* Data provided:
___
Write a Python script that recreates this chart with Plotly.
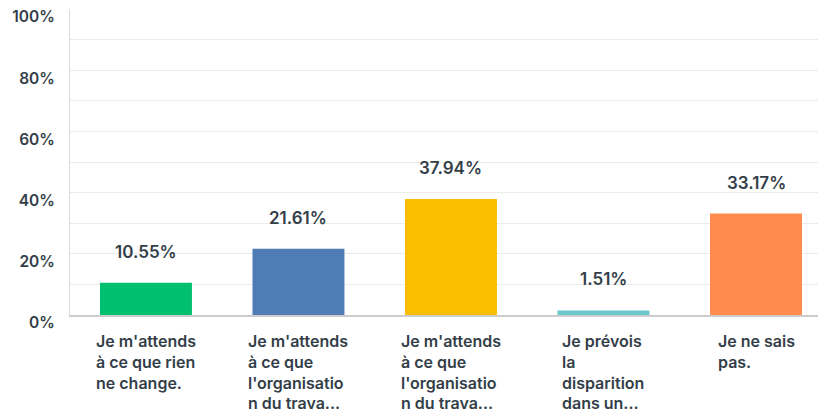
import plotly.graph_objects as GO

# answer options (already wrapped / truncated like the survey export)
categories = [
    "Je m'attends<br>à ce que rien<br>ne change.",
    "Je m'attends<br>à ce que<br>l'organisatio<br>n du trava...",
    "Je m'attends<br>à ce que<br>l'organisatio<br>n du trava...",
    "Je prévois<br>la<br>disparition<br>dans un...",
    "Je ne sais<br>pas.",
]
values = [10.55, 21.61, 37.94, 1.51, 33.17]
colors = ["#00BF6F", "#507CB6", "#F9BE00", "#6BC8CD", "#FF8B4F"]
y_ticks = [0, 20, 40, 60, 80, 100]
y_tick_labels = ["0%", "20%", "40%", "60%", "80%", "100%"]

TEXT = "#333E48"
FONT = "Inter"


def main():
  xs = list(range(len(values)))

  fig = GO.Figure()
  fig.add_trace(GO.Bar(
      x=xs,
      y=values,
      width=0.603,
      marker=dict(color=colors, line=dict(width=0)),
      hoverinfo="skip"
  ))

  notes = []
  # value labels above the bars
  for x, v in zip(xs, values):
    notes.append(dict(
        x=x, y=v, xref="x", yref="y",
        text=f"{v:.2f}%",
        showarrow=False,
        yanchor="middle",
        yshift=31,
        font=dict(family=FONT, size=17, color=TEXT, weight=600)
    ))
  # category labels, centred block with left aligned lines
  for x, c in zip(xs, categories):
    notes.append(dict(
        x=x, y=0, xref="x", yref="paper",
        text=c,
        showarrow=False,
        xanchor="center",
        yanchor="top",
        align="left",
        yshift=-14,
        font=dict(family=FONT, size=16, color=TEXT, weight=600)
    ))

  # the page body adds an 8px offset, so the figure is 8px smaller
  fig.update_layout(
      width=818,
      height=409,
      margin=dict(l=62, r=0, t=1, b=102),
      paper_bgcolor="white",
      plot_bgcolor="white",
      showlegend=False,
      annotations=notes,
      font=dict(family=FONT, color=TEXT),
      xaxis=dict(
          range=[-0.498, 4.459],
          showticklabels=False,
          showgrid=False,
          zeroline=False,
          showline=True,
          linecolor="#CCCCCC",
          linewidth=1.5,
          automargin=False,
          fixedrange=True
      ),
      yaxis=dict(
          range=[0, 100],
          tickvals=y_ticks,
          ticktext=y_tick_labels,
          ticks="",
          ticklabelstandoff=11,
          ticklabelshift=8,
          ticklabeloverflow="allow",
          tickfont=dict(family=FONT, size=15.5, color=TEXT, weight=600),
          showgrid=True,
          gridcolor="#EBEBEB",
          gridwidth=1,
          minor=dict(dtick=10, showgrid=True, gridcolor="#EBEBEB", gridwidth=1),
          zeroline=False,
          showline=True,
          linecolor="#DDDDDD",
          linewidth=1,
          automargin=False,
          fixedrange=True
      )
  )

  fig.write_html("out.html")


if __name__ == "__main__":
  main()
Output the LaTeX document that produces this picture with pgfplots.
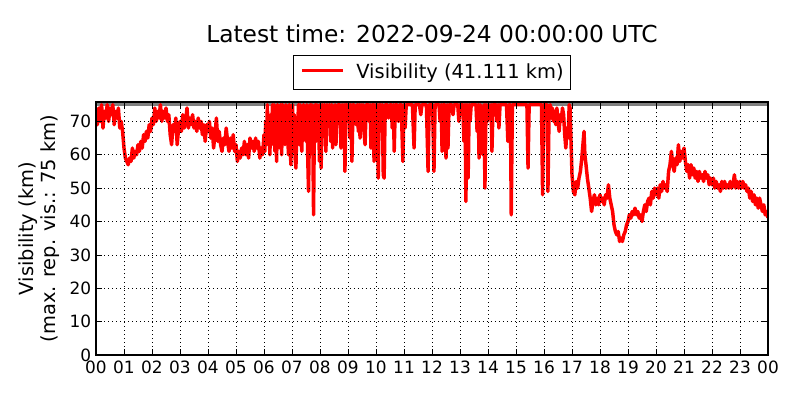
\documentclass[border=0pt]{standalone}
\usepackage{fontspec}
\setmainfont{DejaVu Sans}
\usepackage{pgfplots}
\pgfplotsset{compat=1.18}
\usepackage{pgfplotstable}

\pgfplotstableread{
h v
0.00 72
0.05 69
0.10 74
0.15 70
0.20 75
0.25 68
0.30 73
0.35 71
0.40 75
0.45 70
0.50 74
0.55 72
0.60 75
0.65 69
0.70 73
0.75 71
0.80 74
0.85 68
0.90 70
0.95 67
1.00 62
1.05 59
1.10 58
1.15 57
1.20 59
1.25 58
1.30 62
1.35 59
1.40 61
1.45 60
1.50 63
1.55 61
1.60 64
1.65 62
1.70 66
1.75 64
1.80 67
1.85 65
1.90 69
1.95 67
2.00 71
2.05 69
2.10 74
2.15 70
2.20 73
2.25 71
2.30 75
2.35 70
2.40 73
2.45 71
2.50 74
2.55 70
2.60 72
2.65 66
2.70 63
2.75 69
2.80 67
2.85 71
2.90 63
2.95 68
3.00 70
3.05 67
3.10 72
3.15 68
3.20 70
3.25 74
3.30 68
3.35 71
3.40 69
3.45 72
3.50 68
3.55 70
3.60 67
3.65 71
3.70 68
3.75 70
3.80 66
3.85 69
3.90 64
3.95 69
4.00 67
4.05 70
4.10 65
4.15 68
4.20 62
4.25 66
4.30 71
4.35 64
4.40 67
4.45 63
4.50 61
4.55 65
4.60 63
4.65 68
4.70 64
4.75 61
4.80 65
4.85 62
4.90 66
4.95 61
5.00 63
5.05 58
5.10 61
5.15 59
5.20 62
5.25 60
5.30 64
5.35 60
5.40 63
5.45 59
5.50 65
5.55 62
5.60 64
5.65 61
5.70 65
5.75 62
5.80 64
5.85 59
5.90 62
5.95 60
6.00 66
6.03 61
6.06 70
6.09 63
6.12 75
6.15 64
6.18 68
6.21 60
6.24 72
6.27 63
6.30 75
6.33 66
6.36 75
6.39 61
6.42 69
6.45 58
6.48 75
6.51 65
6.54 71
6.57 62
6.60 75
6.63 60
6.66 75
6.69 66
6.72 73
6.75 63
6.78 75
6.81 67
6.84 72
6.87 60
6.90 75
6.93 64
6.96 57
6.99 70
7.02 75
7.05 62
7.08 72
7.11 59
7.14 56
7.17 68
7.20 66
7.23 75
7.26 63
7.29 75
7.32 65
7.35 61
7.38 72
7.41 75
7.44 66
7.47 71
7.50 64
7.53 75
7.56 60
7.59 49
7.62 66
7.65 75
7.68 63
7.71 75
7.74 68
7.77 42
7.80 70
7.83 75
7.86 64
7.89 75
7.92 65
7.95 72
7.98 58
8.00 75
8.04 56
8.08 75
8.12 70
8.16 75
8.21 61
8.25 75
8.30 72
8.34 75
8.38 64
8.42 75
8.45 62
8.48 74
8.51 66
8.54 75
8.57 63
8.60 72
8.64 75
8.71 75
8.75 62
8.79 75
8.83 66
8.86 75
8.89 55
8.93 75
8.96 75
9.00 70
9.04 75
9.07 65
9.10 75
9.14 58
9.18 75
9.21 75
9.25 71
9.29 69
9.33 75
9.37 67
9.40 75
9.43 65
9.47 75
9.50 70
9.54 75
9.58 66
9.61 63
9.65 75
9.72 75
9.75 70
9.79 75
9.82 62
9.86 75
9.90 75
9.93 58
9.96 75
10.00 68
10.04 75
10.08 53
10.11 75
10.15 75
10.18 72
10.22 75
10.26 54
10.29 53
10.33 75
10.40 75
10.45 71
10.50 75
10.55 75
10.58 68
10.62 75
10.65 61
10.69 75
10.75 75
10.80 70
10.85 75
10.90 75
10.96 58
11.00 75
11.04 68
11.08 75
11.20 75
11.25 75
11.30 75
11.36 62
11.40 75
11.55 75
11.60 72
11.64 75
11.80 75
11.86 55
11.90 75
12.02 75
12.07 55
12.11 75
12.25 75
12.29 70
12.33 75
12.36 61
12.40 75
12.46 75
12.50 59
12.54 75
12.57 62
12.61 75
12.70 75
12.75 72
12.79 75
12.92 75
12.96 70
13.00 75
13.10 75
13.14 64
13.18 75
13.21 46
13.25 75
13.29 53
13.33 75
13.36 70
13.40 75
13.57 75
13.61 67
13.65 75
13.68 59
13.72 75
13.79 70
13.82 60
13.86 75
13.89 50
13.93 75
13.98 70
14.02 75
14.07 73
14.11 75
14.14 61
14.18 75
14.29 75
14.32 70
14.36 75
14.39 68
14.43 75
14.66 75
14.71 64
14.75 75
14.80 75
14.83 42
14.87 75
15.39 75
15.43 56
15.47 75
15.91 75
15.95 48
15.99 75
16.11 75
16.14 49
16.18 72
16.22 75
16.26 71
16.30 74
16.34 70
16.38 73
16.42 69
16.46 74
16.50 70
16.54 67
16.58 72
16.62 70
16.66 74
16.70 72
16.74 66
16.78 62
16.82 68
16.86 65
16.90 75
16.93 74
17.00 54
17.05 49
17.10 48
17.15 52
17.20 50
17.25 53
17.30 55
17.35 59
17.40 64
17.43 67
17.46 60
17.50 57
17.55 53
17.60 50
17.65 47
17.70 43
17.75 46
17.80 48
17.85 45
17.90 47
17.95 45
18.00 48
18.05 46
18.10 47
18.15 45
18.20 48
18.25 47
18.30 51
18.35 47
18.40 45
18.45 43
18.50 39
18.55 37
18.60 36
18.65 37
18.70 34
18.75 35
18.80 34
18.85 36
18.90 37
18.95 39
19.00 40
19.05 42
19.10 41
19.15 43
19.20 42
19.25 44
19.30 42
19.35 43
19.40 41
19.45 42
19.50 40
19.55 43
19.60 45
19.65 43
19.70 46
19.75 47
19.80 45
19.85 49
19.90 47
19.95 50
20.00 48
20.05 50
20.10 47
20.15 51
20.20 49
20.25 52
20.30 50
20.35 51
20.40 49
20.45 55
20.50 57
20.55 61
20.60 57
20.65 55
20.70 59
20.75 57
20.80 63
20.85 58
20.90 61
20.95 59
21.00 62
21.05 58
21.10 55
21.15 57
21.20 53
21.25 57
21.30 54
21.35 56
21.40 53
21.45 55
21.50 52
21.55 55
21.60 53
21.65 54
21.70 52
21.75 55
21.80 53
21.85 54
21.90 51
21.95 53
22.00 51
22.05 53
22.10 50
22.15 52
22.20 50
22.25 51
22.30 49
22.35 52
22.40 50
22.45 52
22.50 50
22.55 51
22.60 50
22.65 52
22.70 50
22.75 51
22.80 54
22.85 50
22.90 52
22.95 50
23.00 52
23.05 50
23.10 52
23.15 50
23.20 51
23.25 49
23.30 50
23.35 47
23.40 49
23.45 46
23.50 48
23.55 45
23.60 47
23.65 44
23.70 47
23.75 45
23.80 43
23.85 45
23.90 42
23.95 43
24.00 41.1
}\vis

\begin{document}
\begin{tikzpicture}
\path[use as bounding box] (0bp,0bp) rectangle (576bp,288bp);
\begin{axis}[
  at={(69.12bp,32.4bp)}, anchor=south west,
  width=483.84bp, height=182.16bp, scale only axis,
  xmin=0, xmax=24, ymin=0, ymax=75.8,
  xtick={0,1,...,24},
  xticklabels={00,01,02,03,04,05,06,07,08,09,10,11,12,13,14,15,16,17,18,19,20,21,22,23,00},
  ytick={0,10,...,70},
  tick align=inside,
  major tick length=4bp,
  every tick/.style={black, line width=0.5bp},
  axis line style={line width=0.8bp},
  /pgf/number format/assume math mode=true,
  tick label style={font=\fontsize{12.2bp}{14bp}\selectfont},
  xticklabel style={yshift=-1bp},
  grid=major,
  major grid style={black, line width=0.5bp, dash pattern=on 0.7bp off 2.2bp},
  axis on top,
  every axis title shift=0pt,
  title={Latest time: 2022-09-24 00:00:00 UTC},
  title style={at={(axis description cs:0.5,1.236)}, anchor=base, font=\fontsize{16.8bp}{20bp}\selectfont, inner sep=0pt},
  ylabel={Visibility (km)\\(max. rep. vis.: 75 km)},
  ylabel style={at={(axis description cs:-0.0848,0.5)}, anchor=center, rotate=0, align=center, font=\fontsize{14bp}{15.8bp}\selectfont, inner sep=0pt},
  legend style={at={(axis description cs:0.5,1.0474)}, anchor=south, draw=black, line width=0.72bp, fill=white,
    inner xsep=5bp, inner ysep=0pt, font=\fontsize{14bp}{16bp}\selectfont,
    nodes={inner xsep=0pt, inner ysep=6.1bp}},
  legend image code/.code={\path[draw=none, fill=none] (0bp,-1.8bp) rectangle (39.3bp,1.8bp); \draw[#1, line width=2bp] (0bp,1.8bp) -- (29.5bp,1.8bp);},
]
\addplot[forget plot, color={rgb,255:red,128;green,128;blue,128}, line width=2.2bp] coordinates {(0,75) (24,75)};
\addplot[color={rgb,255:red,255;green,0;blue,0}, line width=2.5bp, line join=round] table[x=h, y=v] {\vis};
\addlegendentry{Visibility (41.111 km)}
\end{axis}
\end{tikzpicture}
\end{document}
___
* Task to carry out: Find the string "that" in the records, then copy each line where it occurs.

* The reply:
Write a Python script that recreates this chart with Plotly.
Output the LaTeX document that produces this picture with pgfplots.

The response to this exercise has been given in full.